The Eulogizer: Philip Rose and Arthur Goldreich


JERUSALEM (JTA) — The Eulogizer is a new column (soon-to-be blog) that highlights the life accomplishments of famous and not-so-famous Jews who have passed away recently. Learn about their achievements, honor their memories and celebrate Jewish lives well lived with The Eulogizer. Write to the Eulogizer at Read previous columns here.

Philip Rose, 89, Broadway producer

Philip Rose, whose productions of Broadway shows such as “A Raisin in the Sun” championed black playwrights and actors, died May 31 at 89.

Rose brought “Raisin” to the stage, first in New Haven, Conn., in 1958, after encouraging the author, Lorraine Hansberry, to follow her dream to be a writer. They had met while he was a singer and she was a waitress in the Catskills.

“He said to her, ‘I hope you do become a writer because you’re a lousy waitress,’ ” recalled his wife, actress Doris Belack Rose. “That cemented the friendship.”

The nearly all-black cast of "Raisin" meant a risky bid for a previously nearly all-white Great White Way, and Rose needed more than a year to raise enough money to bring the play to Broadway. But it was a big success. The New York Drama Critics’ Circle named it the best play of 1959. It was the first play written by a black woman to be produced on Broadway, and the first with a black director.

A New York Times retrospective of the play 25 years after its premiere said it “changed American theater forever."
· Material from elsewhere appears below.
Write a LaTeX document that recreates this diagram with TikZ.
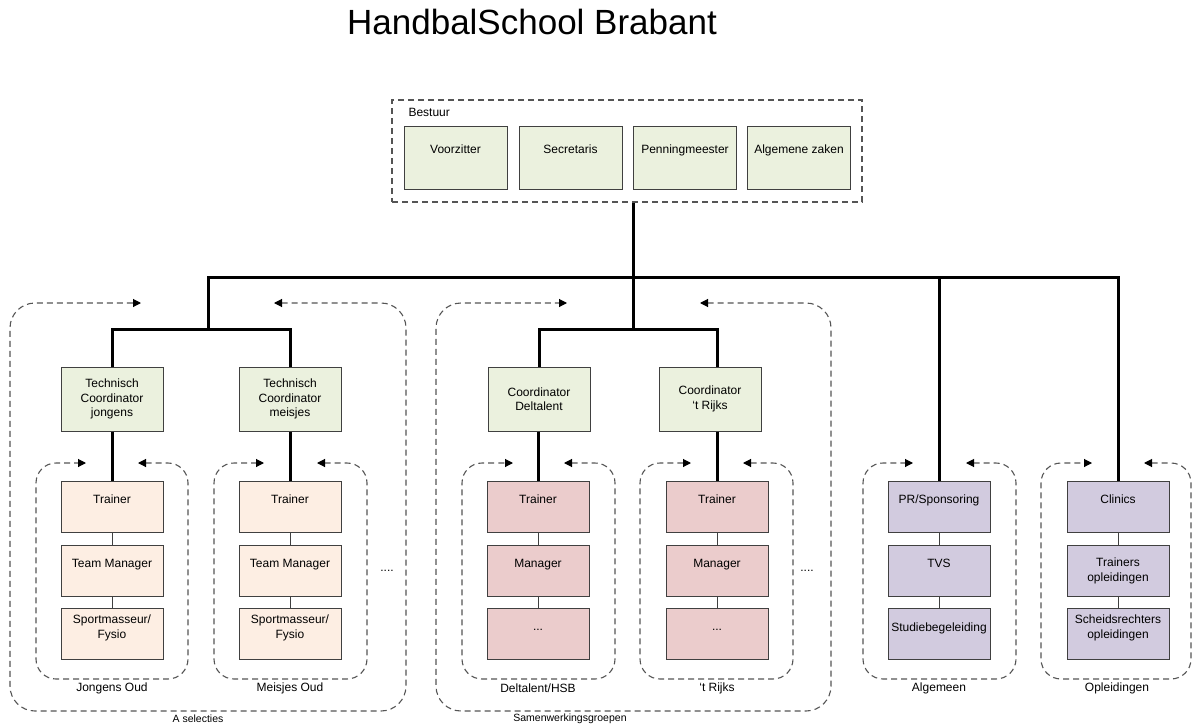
\documentclass[tikz,border=0pt]{standalone}
\usepackage{fontspec}
\setmainfont{Liberation Sans}
\usepackage{tikz}
\usetikzlibrary{arrows.meta}

\definecolor{boardgreen}{HTML}{EBF1DE}
\definecolor{peach}{HTML}{FDEEE3}
\definecolor{rose}{HTML}{EBCCCC}
\definecolor{lilac}{HTML}{D2CBDF}
\definecolor{boxline}{HTML}{404040}
\definecolor{grpline}{HTML}{555555}

% text hung from the top of a box
\newcommand{\toptxt}[2][24pt]{\parbox[c][#1][t]{100pt}{\centering\vphantom{T}#2}}

\tikzset{
  board/.style={draw=boxline, line width=1pt, fill=boardgreen, minimum width=103pt, minimum height=63pt, inner sep=0pt},
  coord/.style={draw=boxline, line width=1pt, fill=boardgreen, minimum width=102pt, minimum height=64pt, align=center},
  unit/.style={draw=boxline, line width=1pt, minimum width=102pt, minimum height=51pt, inner sep=0pt},
  hier/.style={line width=3pt},
  link/.style={draw=boxline, line width=0.8pt},
  grp/.style={draw=grpline, line width=1.1pt, dash pattern=on 6pt off 4pt},
  inout/.style={{Triangle[length=8pt,width=8pt,color=black]}-{Triangle[length=8pt,width=8pt,color=black]}},
  smalllbl/.style={font=\fontsize{10.5}{12}\selectfont}
}

\begin{document}
\begin{tikzpicture}[x=1pt,y=-1pt,font=\fontsize{12}{14.5}\selectfont]
\useasboundingbox (0,0) rectangle (1192,728);

% Title
\node[font=\fontsize{35}{40}\selectfont] (title) at (532,22) {HandbalSchool Brabant};

% Bestuur
\node[grp, minimum width=470pt, minimum height=102pt] (bestuur) at (627,151) {};
\node[anchor=west] (bestuurlbl) at (405,112) {Bestuur};
\node[board] (voorzitter) at (455.5,157.5) {\toptxt[26pt]{Voorzitter}};
\node[board] (secretaris) at (570.5,157.5) {\toptxt[26pt]{Secretaris}};
\node[board] (penning) at (685,157.5) {\toptxt[26pt]{Penningmeester}};
\node[board] (algzaken) at (799,157.5) {\toptxt[26pt]{Algemene zaken}};

% Coordinators
\node[coord] (jc) at (112,399) {Technisch\\Coordinator\\jongens};
\node[coord] (mc) at (290,399) {Technisch\\Coordinator\\meisjes};
\node[coord] (dc) at (539,399) {Coordinator\\Deltalent};
\node[coord] (rc) at (710,399) {Coordinator\\`t Rijks};

% Jongens Oud / Meisjes Oud
\node[unit, fill=peach] (jo1) at (112,507) {\toptxt{Trainer}};
\node[unit, fill=peach] (jo2) at (112,571) {\toptxt{Team Manager}};
\node[unit, fill=peach] (jo3) at (112,634) {\toptxt[38pt]{Sportmasseur/\\Fysio}};
\node[unit, fill=peach] (mo1) at (290,507) {\toptxt{Trainer}};
\node[unit, fill=peach] (mo2) at (290,571) {\toptxt{Team Manager}};
\node[unit, fill=peach] (mo3) at (290,634) {\toptxt[38pt]{Sportmasseur/\\Fysio}};

% Deltalent/HSB / 't Rijks
\node[unit, fill=rose] (dt1) at (538,507) {\toptxt{Trainer}};
\node[unit, fill=rose] (dt2) at (538,571) {\toptxt{Manager}};
\node[unit, fill=rose] (dt3) at (538,634) {\toptxt{...}};
\node[unit, fill=rose] (rk1) at (717,507) {\toptxt{Trainer}};
\node[unit, fill=rose] (rk2) at (717,571) {\toptxt{Manager}};
\node[unit, fill=rose] (rk3) at (717,634) {\toptxt{...}};

% Algemeen / Opleidingen
\node[unit, fill=lilac] (al1) at (939,507) {\toptxt{PR/Sponsoring}};
\node[unit, fill=lilac] (al2) at (939,571) {\toptxt{TVS}};
\node[unit, fill=lilac] (al3) at (939,634) {\toptxt[22pt]{Studiebegeleiding}};
\node[unit, fill=lilac] (op1) at (1118,507) {\toptxt{Clinics}};
\node[unit, fill=lilac] (op2) at (1118,571) {\toptxt[26pt]{Trainers\\opleidingen}};
\node[unit, fill=lilac] (op3) at (1118,634) {\toptxt[38pt]{Scheidsrechters\\opleidingen}};

% thin links inside a column
\draw[link] (jo1) -- (jo2) -- (jo3);
\draw[link] (mo1) -- (mo2) -- (mo3);
\draw[link] (dt1) -- (dt2) -- (dt3);
\draw[link] (rk1) -- (rk2) -- (rk3);
\draw[link] (al1) -- (al2) -- (al3);
\draw[link] (op1) -- (op2) -- (op3);

% hierarchy
\coordinate (top) at (633,277);
\coordinate (busL) at (208,277);
\coordinate (barA) at (208,329);
\coordinate (barB) at (633,329);
\draw[hier] (bestuur.south -| top) -- (top);
\draw[hier] (barA) -- (busL) -- (busL -| op1.north) -- (op1.north); % bus
\draw[hier] (top) -- (barB);
\draw[hier] (al1.north |- busL) -- (al1.north);
\draw[hier] (jc.north) |- (barA) -| (mc.north);
\draw[hier] (dc.north) |- (barB) -| (rk1.north |- rc.north);
\draw[hier] (jc.south) -- (jo1.north);
\draw[hier] (mc.south) -- (mo1.north);
\draw[hier] (dt1.north |- dc.south) -- (dt1.north);
\draw[hier] (rk1.north |- rc.south) -- (rk1.north);

% dashed groups, inner
\draw[grp, inout] (138,463) [rounded corners=20pt] -- (188,463) -- (188,679) -- (36,679) -- (36,463) -- (86,463); % Jongens Oud
\draw[grp, inout] (317,463) [rounded corners=20pt] -- (367,463) -- (367,679) -- (214,679) -- (214,463) -- (264,463); % Meisjes Oud
\draw[grp, inout] (564,463) [rounded corners=20pt] -- (615,463) -- (615,679) -- (462,679) -- (462,463) -- (513,463); % Deltalent/HSB
\draw[grp, inout] (743,463) [rounded corners=20pt] -- (793,463) -- (793,679) -- (640,679) -- (640,463) -- (691,463); % 't Rijks
\draw[grp, inout] (966,463) [rounded corners=20pt] -- (1016,463) -- (1016,679) -- (863,679) -- (863,463) -- (913,463); % Algemeen
\draw[grp, inout] (1144,463) [rounded corners=20pt] -- (1191,463) -- (1191,679) -- (1041,679) -- (1041,463) -- (1092,463); % Opleidingen

% dashed groups, outer
\draw[grp, inout] (274,303) [rounded corners=25pt] -- (406,303) -- (406,711) -- (10,711) -- (10,303) -- (141,303); % A selecties
\draw[grp, inout] (700,303) [rounded corners=25pt] -- (831,303) -- (831,711) -- (436,711) -- (436,303) -- (567,303); % Samenwerkingsgroepen

% group labels
\node (jolbl) at (112,688) {Jongens Oud};
\node (molbl) at (290,688) {Meisjes Oud};
\node (dtlbl) at (538,688) {Deltalent/HSB};
\node (rklbl) at (717,688) {`t Rijks};
\node (allbl) at (939,688) {Algemeen};
\node (oplbl) at (1117,688) {Opleidingen};
\node[smalllbl] (albl) at (198,719) {A selecties};
\node[smalllbl] (blbl) at (570,719) {Samenwerkingsgroepen};

% more teams
\node (moreA) at (387,571) {....};
\node (moreB) at (807,571) {....};
\end{tikzpicture}
\end{document}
Sidney Poitier, who appeared in the Broadway and Hollywood productions of “Raisin,” said Rose was a good judge of actors and “could see what rested behind the words, which gave him a good measurement of the power that actor had.”

Rose’s 2001 memoir, "You Can’t Do That on Broadway! ‘A Raisin in the Sun’ and Other Theatrical Improbabilities" described  how he got to know African Americans while working as a bill collector in Washington.

Author Maya Angelou said Rose "was in the right place so many times and he was the right person to be in those places."

Rose was born Philip Rosenberg on the Lower East Side of Manhattan. Along with being a bill collector, he was a sometime singer and record executive before going into theatrical producing.

His other Broadway credits included the direction and production of the 1975 musical “Shenandoah,” for which he shared a Tony Award, and a 1979 musical adaptation of “A Christmas Carol,” retitled “Comin’ Uptown,” which starred Gregory Hines.

Arthur Goldreich, 82, anti-apartheid activist

Arthur Goldreich, a South African immigrant who fought in the Palmach in Israel’s War of Independence and returned to South Africa to plan a violent overthrow of its apartheid regime, died May 24 in Tel Aviv.

Returning to South Africa, Goldreich befriended and aided Nelson Mandela in the overthrow of the apartheid government. An artist and designer, he traveled to China, the Soviet Union and East Germany seeking military aid, wrote a detailed plan for the overthrow of the South African government and identified industrial targets for sabotage before being arrested and making a daring escape in which he later returned to Israel.

He befriended and hid Mandela on a farm in South Africa in 1961, but fled after an arrest known in South Africa as the "Rivonia Raid" in 1963. The Nelson Mandela Foundation quoted from a 1964 statement by Mandela during his trial:

”Whilst staying at Liliesleaf farm, I frequently visited Arthur Goldreich in the main house and he also paid me visits in my room. We had numerous political discussions covering a variety of subjects. We discussed ideological and practical questions, the Congress Alliance … Because of what I had got to know of Goldreich, I recommended on my return to South Africa that he should be recruited to Umkhonto [we Sizwe, the armed wing of the ANC].”

Mandela was said to have been impressed as well by Goldreich’s military experience in the Palmach.

Upon his return to Israel, Goldreich opened the Industrial and Environmental Design Department at the Bezalel Academy of Arts and Design in Jerusalem, and later became a critic of the Israeli government, saying that the Jewish state had strayed from the ideals of Zionism and begun to resemble South African white-minority rule.

“Don’t you find it horrendous that this people and this state, which only came into existence because of the defeat of fascism and Nazism in Europe, and in the conflict six million Jews paid with their lives for no other reason than that they were Jews?” he said in 2006. “Is it not abhorrent that in this place there are people who can say these things and do these things?”